Essential oils are produced in the cells of aromatic plants and are held in specialized glands. They are released from the plant and collected (concentrated) most often through steam distillation (and sometimes hydro or water distillation or a combination thereof). Distillation is a method of separating components based on differences in volatile constituents in a heated mixture. Steam distillation involves bubbling steam through the plant material. The temperature of steam is easy to control, making it ideal for heat-sensitive essential oils. The essential oils contained in plants are immiscible in water and have a higher boiling point, allowing the essential oil to vaporize at a lower temperature than it normally would on its own.
Concretes and Absolutes are highly concentrated aromatic materials extracted from plants. The multi-step process includes first extracting the aromatic oil from the plant material with a solvent such as hexane. After the hexane is removed what is left behind is a waxy substance called a concrete. This semi-solid to solid highly fragrant material contains a large amount of pigments and waxes. Due to their waxy texture, concretes are perfect for making solid perfumes. They have a somewhat delicate, yet long lasting aroma and are soluble in both carrier oil and alcohol. From the concrete the aromatic oils are then extracted and separated from most of the plant waxes and non-aromatic material with ethyl alcohol. After the ethyl alcohol is removed, the remaining substance is called an absolute. An absolute is the most concentrated form of natural fragrance, with an aroma close to the plant from which it came, and is highly regarded in natural perfumery.

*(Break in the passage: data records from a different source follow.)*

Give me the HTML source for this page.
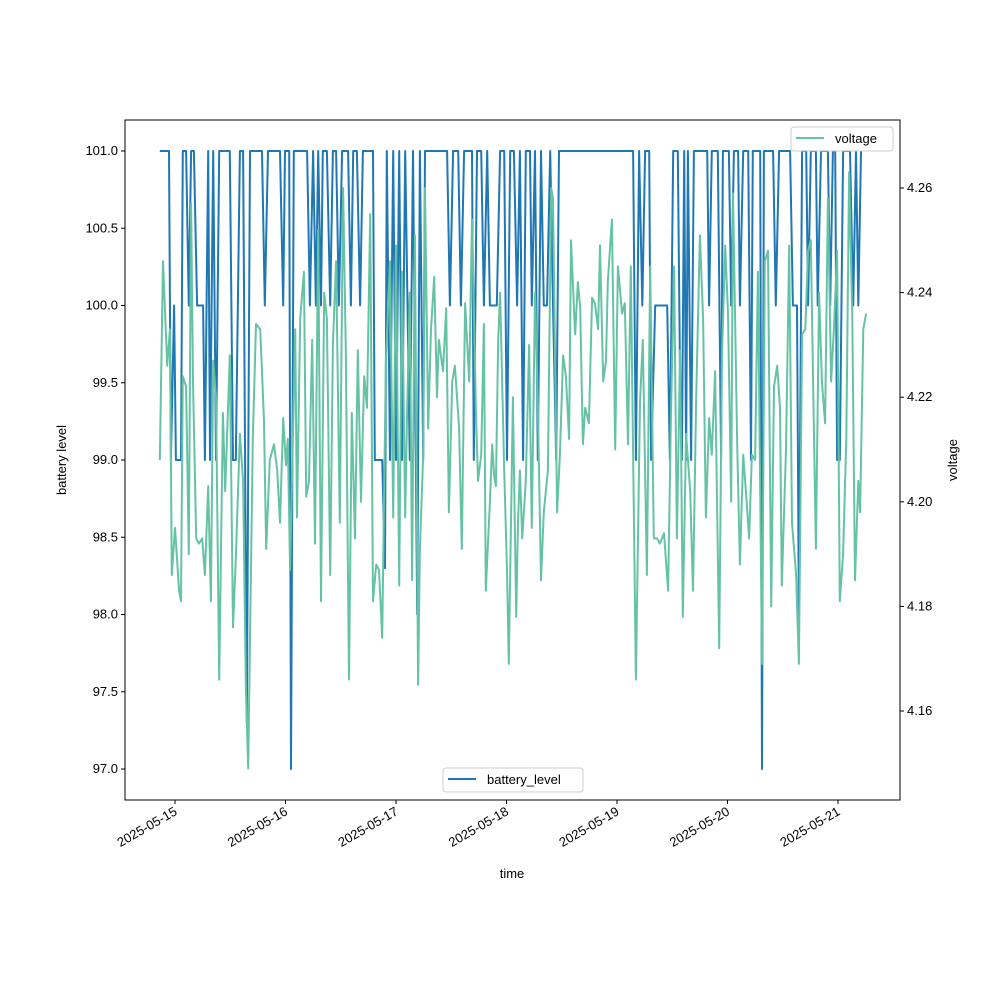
<!DOCTYPE html>
<html><head><meta charset="utf-8">
<style>
body{margin:0;background:#fff;}
svg{display:block;font-family:"Liberation Sans","DejaVu Sans",sans-serif;}
</style></head>
<body>
<svg id="chart" width="1000" height="1000" viewBox="0 0 1000 1000">
<rect x="0" y="0" width="1000" height="1000" fill="#fff"/>
<g id="plot"></g>
<g id="axes"></g>
</svg>
<script>
const dayLabels = ["2025-05-15","2025-05-16","2025-05-17","2025-05-18","2025-05-19","2025-05-20","2025-05-21"];
const leftTicks = [97.0,97.5,98.0,98.5,99.0,99.5,100.0,100.5,101.0];
const rightTicks = [4.16,4.18,4.20,4.22,4.24,4.26];
// hours since 2025-05-15 00:00
const voltHours = [-3.3,-2.6,-1.7,-1.1,-0.7,0,0.9,1.3,1.7,2.4,3.0,3.5,3.9,4.6,5.2,5.9,6.5,7.2,7.8,8.3,8.9,9.6,10.4,10.9,11.9,12.6,13.2,14.1,14.8,15.4,15.9,16.9,17.6,18.5,19.3,19.8,20.6,21.5,22.2,22.8,23.5,24.1,24.5,25.0,26.1,26.5,27.2,28.0,28.5,29.1,29.8,30.4,31.1,31.7,32.4,33.0,33.7,34.3,35.0,35.8,36.5,37.1,37.8,38.4,39.1,39.7,40.4,41.1,41.7,42.4,43.0,43.7,44.3,45.0,45.8,46.7,47.4,48.0,48.7,49.3,50.0,50.4,51.0,51.5,52.1,52.8,53.2,53.9,54.3,55.0,55.6,56.3,56.9,57.3,58.2,58.9,59.5,60.2,60.8,61.7,62.3,63.0,63.9,64.5,65.4,65.8,66.5,67.1,67.5,68.4,68.9,69.3,69.7,70.2,70.6,71.5,72.1,72.5,73.4,74.1,74.5,74.9,75.4,76.2,76.9,77.5,78.2,78.8,79.5,80.1,81.0,81.7,82.1,83.0,83.6,84.3,84.9,85.6,86.0,86.9,87.5,88.0,88.6,89.1,89.9,90.6,91.2,91.9,92.3,93.0,93.6,94.0,94.9,95.6,96.2,97.1,97.7,98.4,99.0,100.1,101.0,101.6,102.5,103.2,104.0,104.7,105.3,106.2,107.1,107.7,108.4,109.0,109.7,110.3,111.0,111.9,112.5,113.2,114.0,114.7,115.3,116.0,116.6,117.3,118.2,118.8,119.5,120.1,120.8,121.2,122.1,122.7,123.4,124.0,124.7,125.3,126.0,126.6,127.5,128.1,128.8,129.5,130.1,130.8,131.4,131.8,132.7,133.4,134.0,134.9,135.5,136.2,136.9,137.5,138.1,138.6,139.2,139.9,140.5,141.2,141.8,142.5,143.1,143.8,144.4,145.1,145.8,146.4,147.1,147.7,148.4,148.8,149.5,150.1];
const voltValues = [4.208,4.246,4.226,4.233,4.186,4.195,4.183,4.181,4.224,4.222,4.190,4.257,4.223,4.193,4.192,4.193,4.186,4.203,4.181,4.227,4.220,4.166,4.217,4.202,4.228,4.176,4.189,4.213,4.204,4.164,4.149,4.212,4.234,4.233,4.216,4.191,4.208,4.211,4.206,4.196,4.216,4.207,4.212,4.187,4.233,4.197,4.235,4.244,4.201,4.204,4.231,4.192,4.252,4.181,4.240,4.235,4.186,4.230,4.246,4.196,4.260,4.229,4.166,4.217,4.193,4.229,4.200,4.224,4.218,4.255,4.181,4.188,4.187,4.174,4.227,4.246,4.197,4.249,4.184,4.244,4.197,4.216,4.240,4.185,4.251,4.165,4.191,4.209,4.260,4.214,4.233,4.243,4.220,4.231,4.225,4.237,4.198,4.223,4.226,4.214,4.191,4.238,4.223,4.254,4.216,4.204,4.209,4.234,4.183,4.200,4.211,4.205,4.203,4.231,4.240,4.206,4.187,4.169,4.220,4.178,4.196,4.206,4.193,4.204,4.230,4.195,4.240,4.219,4.185,4.198,4.206,4.260,4.258,4.198,4.209,4.228,4.224,4.212,4.250,4.232,4.242,4.237,4.211,4.218,4.215,4.239,4.238,4.233,4.249,4.223,4.227,4.242,4.254,4.210,4.245,4.236,4.238,4.211,4.245,4.166,4.219,4.231,4.186,4.245,4.193,4.193,4.192,4.194,4.183,4.216,4.245,4.193,4.229,4.178,4.213,4.202,4.183,4.220,4.251,4.235,4.197,4.216,4.209,4.225,4.172,4.228,4.249,4.236,4.200,4.259,4.211,4.188,4.209,4.202,4.193,4.209,4.208,4.244,4.169,4.246,4.248,4.180,4.222,4.226,4.218,4.184,4.210,4.249,4.196,4.186,4.169,4.232,4.233,4.248,4.250,4.223,4.191,4.240,4.223,4.215,4.258,4.223,4.233,4.248,4.181,4.190,4.212,4.263,4.235,4.185,4.204,4.198,4.233,4.236];
const battHours = [-3.3,-1.3,-0.9,-0.2,0.2,1.3,1.7,2.4,3.0,3.5,4.1,4.8,6.1,6.5,7.2,7.6,8.3,8.9,9.6,11.9,12.6,13.2,14.1,14.8,15.6,16.3,18.9,19.5,20.2,22.8,23.5,23.9,24.8,25.2,25.8,28.7,29.3,30.0,30.6,31.1,31.7,32.1,33.0,33.7,34.3,35.0,35.6,36.3,37.6,38.2,38.7,39.5,40.2,40.8,43.0,43.4,45.0,45.6,46.0,46.7,47.4,48.0,48.7,49.3,50.0,51.0,51.7,52.6,53.2,53.9,54.3,59.1,59.7,60.4,61.5,62.1,62.8,64.5,64.9,65.6,66.5,67.1,67.8,68.4,69.9,70.6,71.5,72.1,72.8,73.6,74.3,74.9,75.6,76.2,77.1,77.5,78.2,78.8,79.5,80.1,80.8,81.5,82.1,82.8,83.4,99.5,100.1,100.8,101.5,102.1,103.0,103.4,104.3,106.9,107.5,108.2,109.2,109.7,110.1,110.6,111.0,111.4,112.1,112.7,115.6,116.0,116.6,117.9,118.6,119.0,120.3,120.8,121.4,122.3,122.7,123.4,124.5,125.1,125.5,127.1,127.5,127.9,129.9,130.5,131.2,133.1,133.6,134.2,135.1,135.5,136.2,137.1,137.5,138.1,139.2,139.6,140.3,141.8,142.3,142.9,143.4,143.8,144.4,145.1,146.6,147.3,147.9,148.4,149.0];
const battValues = [101,101,99,100,99,99,101,101,100,101,101,100,100,99,101,99,101,99,101,101,99,99,101,101,97.3,101,101,100,101,101,100,101,101,97,101,101,100,101,100,101,100,101,101,100,101,101,100,101,101,100,101,101,100,101,101,99,99,98.3,101,99,101,99,101,99,101,99,101,98,101,99,101,101,100,101,101,100,101,101,99,101,101,100,101,100,100,101,101,99,101,101,100,101,99,101,101,100,101,99,101,100,100,101,100,99,101,101,99,101,100,101,101,99,100,100,99,101,101,99.5,99,101,99,101,99,101,101,100,101,101,99,101,101,100,101,101,100,101,101,99,101,101,97,101,101,100,101,101,101,100,100,98,101,101,100,101,101,100,101,101,100,101,101,99,99,101,101,100,101,100,101];

const NS = "http://www.w3.org/2000/svg";
const L=125,R=900,T=120,B=800;
const xScale = h => 175 + h*110.5/24;
const yLeft = v => 151 + (101 - v)*154.5;
const yRight = v => 188 + (4.26 - v)*5230;
function mk(tag, attrs, parent){const e=document.createElementNS(NS,tag);for(const k in attrs)e.setAttribute(k,attrs[k]);parent.appendChild(e);return e;}
const plot=document.getElementById('plot'), axes=document.getElementById('axes');

const bp = battHours.map((h,i)=>xScale(h).toFixed(1)+","+yLeft(battValues[i]).toFixed(1)).join(" ");
const bl = mk('polyline',{points:bp,fill:'none',stroke:'#1f77b4','stroke-width':2,'stroke-linejoin':'round'},plot);


const vp = voltHours.map((h,i)=>xScale(h).toFixed(1)+","+yRight(voltValues[i]).toFixed(1)).join(" ");
const vl = mk('polyline',{points:vp,fill:'none',stroke:'#66c2a5','stroke-width':2,'stroke-linejoin':'round'},plot);



const frame = mk('rect',{x:L,y:T,width:R-L,height:B-T,fill:'none',stroke:'#000','stroke-width':1},axes);



leftTicks.forEach(v=>{
  const y=yLeft(v);
  mk('line',{x1:L-4,x2:L,y1:y,y2:y,stroke:'#000'},axes);
  const t=mk('text',{x:L-7,y:y+4,'text-anchor':'end','font-size':13,fill:'#000'},axes);
  t.textContent=v.toFixed(1);
  
  
});
rightTicks.forEach(v=>{
  const y=yRight(v);
  mk('line',{x1:R,x2:R+4,y1:y,y2:y,stroke:'#000'},axes);
  const t=mk('text',{x:R+7,y:y+4,'text-anchor':'start','font-size':13,fill:'#000'},axes);
  t.textContent=v.toFixed(2);
  
  
});
dayLabels.forEach((d,i)=>{
  const x=xScale(i*24);
  mk('line',{x1:x,x2:x,y1:B,y2:B+4,stroke:'#000'},axes);
  const t=mk('text',{x:x+3,y:B+14,'text-anchor':'end','font-size':13,fill:'#000',transform:`rotate(-30 ${x+3} ${B+14})`},axes);
  t.textContent=d;
  
  
});
</script>
<svg style="position:absolute;left:0;top:0" width="1000" height="1000">
<text x="512" y="878" text-anchor="middle" font-size="13" font-family="Liberation Sans, sans-serif">time</text>
<text x="66" y="460" text-anchor="middle" font-size="13" font-family="Liberation Sans, sans-serif" transform="rotate(-90 66 460)">battery level</text>
<text x="957" y="460" text-anchor="middle" font-size="13" font-family="Liberation Sans, sans-serif" transform="rotate(-90 957 460)">voltage</text>
<g>
<rect x="443" y="768" width="140" height="24" rx="3" fill="#fff" fill-opacity="0.8" stroke="#ccc"/>
<line x1="448" y1="779" x2="476" y2="779" stroke="#1f77b4" stroke-width="2"/>
<text x="487" y="784" font-size="13" font-family="Liberation Sans, sans-serif">battery_level</text>
</g>
<g>
<rect x="791" y="127" width="102" height="24" rx="3" fill="#fff" fill-opacity="0.8" stroke="#ccc"/>
<line x1="796" y1="138" x2="824" y2="138" stroke="#66c2a5" stroke-width="2"/>
<text x="835" y="143" font-size="13" font-family="Liberation Sans, sans-serif">voltage</text>
</g>
</svg>
</body></html>
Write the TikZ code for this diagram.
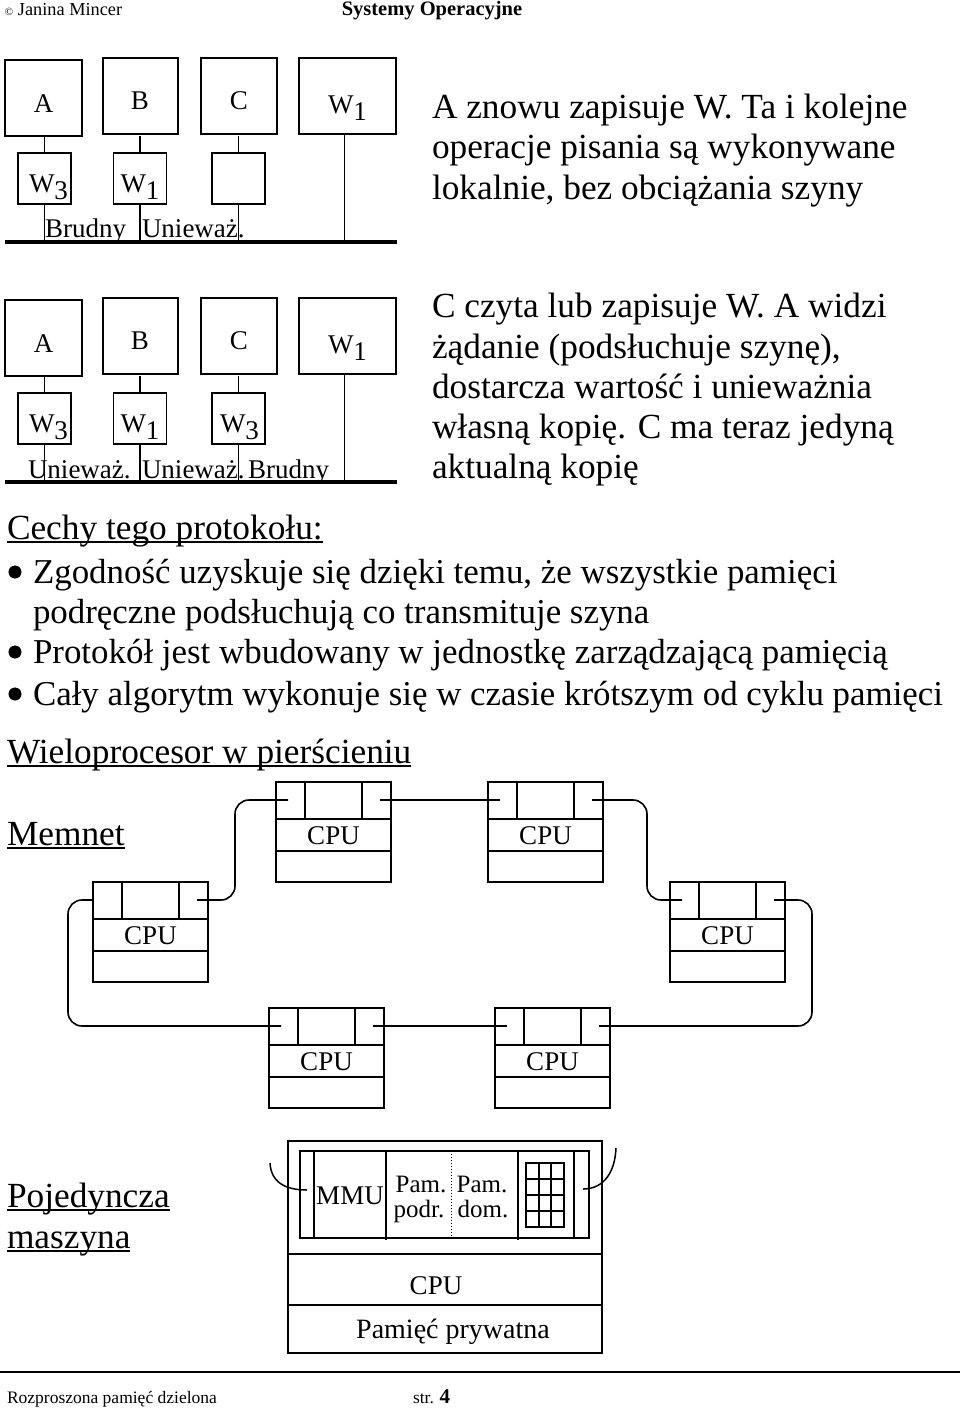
\documentclass[tikz,border=0pt]{standalone}
\usepackage{fontspec}
\setmainfont{Liberation Serif}
\newcommand\myul[1]{\setbox0\hbox{#1}\rlap{\rule[-4pt]{\wd0}{1.6pt}}\box0}
\newcommand\lowdigit[1]{\raisebox{-7pt}{#1}}
\begin{document}
\begin{tikzpicture}[x=1pt,y=-1pt,
  every node/.style={inner sep=0pt,outer sep=0pt},
  txt/.style={anchor=base west,font=\fontsize{35.3}{40}\selectfont},
  btxt/.style={anchor=base west,font=\fontsize{34.9}{40}\selectfont},
  lbl/.style={anchor=base,font=\fontsize{27}{30}\selectfont},
  lbll/.style={anchor=base west,font=\fontsize{27}{30}\selectfont},
  smalltxt/.style={anchor=base,font=\fontsize{25}{28}\selectfont},
  bigbox/.style={draw,line width=1.8pt,minimum height=76pt},
  smallbox/.style={draw,line width=1.8pt,minimum width=53pt,minimum height=51pt},
  wire/.style={line width=1.5pt},
  bus/.style={line width=4pt},
  boxl/.style={line width=1.8pt},
  ring/.style={line width=1.6pt,rounded corners=14pt},
  bullet/.style={circle,fill,draw,minimum size=12.5pt},
  cpunode/.pic={
    \draw[boxl] (0,0) rectangle (115,100);
    \draw[boxl] (0,37) -- (115,37) (0,69) -- (115,69) (29,0) -- (29,37) (86,0) -- (86,37);
    \node[anchor=center,font=\fontsize{27}{30}\selectfont] (-cpu) at (57.5,54) {CPU};
    \coordinate (-l) at (12,18);
    \coordinate (-r) at (104,18);
    \coordinate (-w) at (0,18);
  }]
\useasboundingbox (0,0) rectangle (960,1408);

% header
\node[anchor=base west,font=\fontsize{18.3}{20}\selectfont] (hdl) at (5,15) {{\fontsize{11}{11}\selectfont ©} Janina Mincer};
\node[anchor=base,font=\fontsize{20.5}{22}\selectfont\bfseries] (hdc) at (432,15) {Systemy Operacyjne};

% ---------- diagram 1 ----------
\node[bigbox,minimum width=77pt] (A1) at (43.5,98) {};
\node[bigbox,minimum width=75pt] (B1) at (140.5,96) {};
\node[bigbox,minimum width=76pt] (C1) at (239,96) {};
\node[bigbox,minimum width=97pt] (M1) at (347.5,96) {};
\node[smallbox] (a1) at (44.5,178.5) {};
\node[smallbox] (b1) at (140,178.5) {};
\node[smallbox] (c1) at (238.5,178.5) {};
\coordinate (bus1L) at (5,242);
\coordinate (bus1R) at (397,242);
\draw[bus] (bus1L) -- (bus1R);
\foreach \s in {a1,b1,c1}{
  \draw[wire] (\s.north) -- (\s.north |- A1.south);
  \draw[wire] (\s.south) -- (\s.south |- bus1L);
}
\draw[wire] ([xshift=-3pt]M1.south) -- ([xshift=-3pt]M1.south |- bus1L);
\node[lbl] (tA1) at (43.5,112) {A};
\node[lbl] (tB1) at (140,109) {B};
\node[lbl] (tC1) at (239,109) {C};
\node[lbl] (tM1) at (347.5,113) {W\lowdigit{1}};
\node[lbl] (ta1) at (48.5,192) {W\lowdigit{3}};
\node[lbl] (tb1) at (140,192) {W\lowdigit{1}};
\node[lbll] (s11) at (45,237) {Brudny};
\node[lbll] (s12) at (142,237) {Unieważ.};

% ---------- diagram 2 ----------
\node[bigbox,minimum width=77pt] (A2) at (43.5,338) {};
\node[bigbox,minimum width=75pt] (B2) at (140.5,336) {};
\node[bigbox,minimum width=76pt] (C2) at (239,336) {};
\node[bigbox,minimum width=97pt] (M2) at (347.5,336) {};
\node[smallbox] (a2) at (44.5,418.5) {};
\node[smallbox] (b2) at (140,418.5) {};
\node[smallbox] (c2) at (238.5,418.5) {};
\coordinate (bus2L) at (5,482);
\coordinate (bus2R) at (397,482);
\draw[bus] (bus2L) -- (bus2R);
\foreach \s in {a2,b2,c2}{
  \draw[wire] (\s.north) -- (\s.north |- A2.south);
  \draw[wire] (\s.south) -- (\s.south |- bus2L);
}
\draw[wire] ([xshift=-3pt]M2.south) -- ([xshift=-3pt]M2.south |- bus2L);
\node[lbl] (tA2) at (43.5,352) {A};
\node[lbl] (tB2) at (140,349) {B};
\node[lbl] (tC2) at (239,349) {C};
\node[lbl] (tM2) at (347.5,353) {W\lowdigit{1}};
\node[lbl] (ta2) at (48.5,432) {W\lowdigit{3}};
\node[lbl] (tb2) at (140,432) {W\lowdigit{1}};
\node[lbl] (tc2) at (239.5,432) {W\lowdigit{3}};
\node[lbll] (s21) at (28,478) {Unieważ.};
\node[lbll] (s22) at (142,478) {Unieważ.};
\node[lbll] (s23) at (248,478) {Brudny};

% ---------- right texts ----------
\node[txt] (r11) at (432,118) {A znowu zapisuje W. Ta i kolejne};
\node[txt] (r12) at (432,158) {operacje pisania są wykonywane};
\node[txt] (r13) at (432,199) {lokalnie, bez obciążania szyny};
\node[txt] (r21) at (432,317) {C czyta lub zapisuje W. A widzi};
\node[txt] (r22) at (432,358) {żądanie (podsłuchuje szynę),};
\node[txt] (r23) at (432,398) {dostarcza wartość i unieważnia};
\node[txt] (r24) at (432,438) {własną kopię. C ma teraz jedyną};
\node[txt] (r25) at (432,478) {aktualną kopię};

% ---------- features ----------
\node[txt] (cechy) at (7,539) {\myul{Cechy tego protokołu:}};
\node[bullet] (bl1) at (15,572) {};
\node[btxt] (f1) at (33,583) {Zgodność uzyskuje się dzięki temu, że wszystkie pamięci};
\node[btxt] (f1b) at (33,623) {podręczne podsłuchują co transmituje szyna};
\node[bullet] (bl2) at (15,652) {};
\node[btxt] (f2) at (33,663) {Protokół jest wbudowany w jednostkę zarządzającą pamięcią};
\node[bullet] (bl3) at (15,694) {};
\node[btxt] (f3) at (33,705) {Cały algorytm wykonuje się w czasie krótszym od cyklu pamięci};

\node[txt] (wielo) at (7,763) {\myul{Wieloprocesor w pierścieniu}};
\node[txt] (memnet) at (7,845) {\myul{Memnet}};

% ---------- ring ----------
\pic (n1) at (276,782) {cpunode};
\pic (n2) at (488,782) {cpunode};
\pic (n3) at (93,882) {cpunode};
\pic (n4) at (670,882) {cpunode};
\pic (n5) at (269,1008) {cpunode};
\pic (n6) at (495,1008) {cpunode};
\draw[ring] (n3-r) -- ++(38,0) |- (n1-l);
\draw[ring] (n1-r) -- (n2-l);
\draw[ring] (n2-r) -- ++(55,0) |- (n4-l);
\draw[ring] (n4-r) -- ++(38,0) |- (n6-r);
\draw[ring] (n6-l) -- (n5-r);
\draw[ring] (n5-l) -- ++(-213,0) |- (n3-w);

% ---------- single machine ----------
\node[txt] (poj1) at (7,1207) {\myul{Pojedyncza}};
\node[txt] (poj2) at (7,1248) {\myul{maszyna}};
\node[draw,boxl,minimum width=314pt,minimum height=212pt] (sm) at (445,1247) {};
\draw[line width=2.2pt] (288,1254) -- (602,1254);
\draw[boxl] (288,1305) -- (602,1305);
\draw[boxl] (300,1151) rectangle (589,1238);
\draw[boxl] (314,1151) -- (314,1238) (386,1151) -- (386,1240) (518,1151) -- (518,1240) (574,1151) -- (574,1238);
\draw[line width=1pt,dotted] (451,1151) -- (451,1238);
\draw[line width=2.4pt] (526,1163) rectangle (564,1227);
\draw[line width=2.2pt] (538.7,1163) -- (538.7,1227) (551.3,1163) -- (551.3,1227)
  (526,1179) -- (564,1179) (526,1195) -- (564,1195) (526,1211) -- (564,1211);
\node[lbl] (mmu) at (350,1204) {MMU};
\node[smalltxt] (pp1) at (421,1192) {Pam.};
\node[smalltxt] (pp2) at (419,1217) {podr.};
\node[smalltxt] (pd1) at (482,1192) {Pam.};
\node[smalltxt] (pd2) at (483,1217) {dom.};
\node[lbl] (smcpu) at (436,1294) {CPU};
\node[anchor=base,font=\fontsize{28}{30}\selectfont] (smpp) at (453,1338) {Pamięć prywatna};
\coordinate (stubL) at (270,1163);
\coordinate (mmuL) at (307,1190);
\draw[wire] (stubL) .. controls (271,1182) and (285,1190) .. (mmuL);
\coordinate (gridR) at (583,1189);
\coordinate (stubR) at (616,1148);
\draw[wire] (gridR) .. controls (604,1189) and (615,1172) .. (stubR);

% ---------- footer ----------
\coordinate (ftL) at (0,1372);
\coordinate (ftR) at (960,1372);
\draw[line width=1.5pt] (ftL) -- (ftR);
\node[anchor=base west,font=\fontsize{17.5}{20}\selectfont] (ft1) at (7,1403) {Rozproszona pamięć dzielona};
\node[anchor=base west,font=\fontsize{17.5}{20}\selectfont] (ft2) at (413,1403) {str. {\fontsize{21}{22}\selectfont\bfseries 4}};
\end{tikzpicture}
\end{document}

In cold enfleurage, a large framed plate of glass, called a chassis, is smeared with a layer of fat then the botanical matter, usually petals or whole flowers, is then placed on the fat and its scent is allowed to diffuse into the fat over the course of 1-3 days. The process is then repeated by replacing the spent botanicals with fresh ones until the fat has reached a desired degree of fragrance saturation. This procedure was developed in southern France in the 18th century for the production of high-grade concentrates.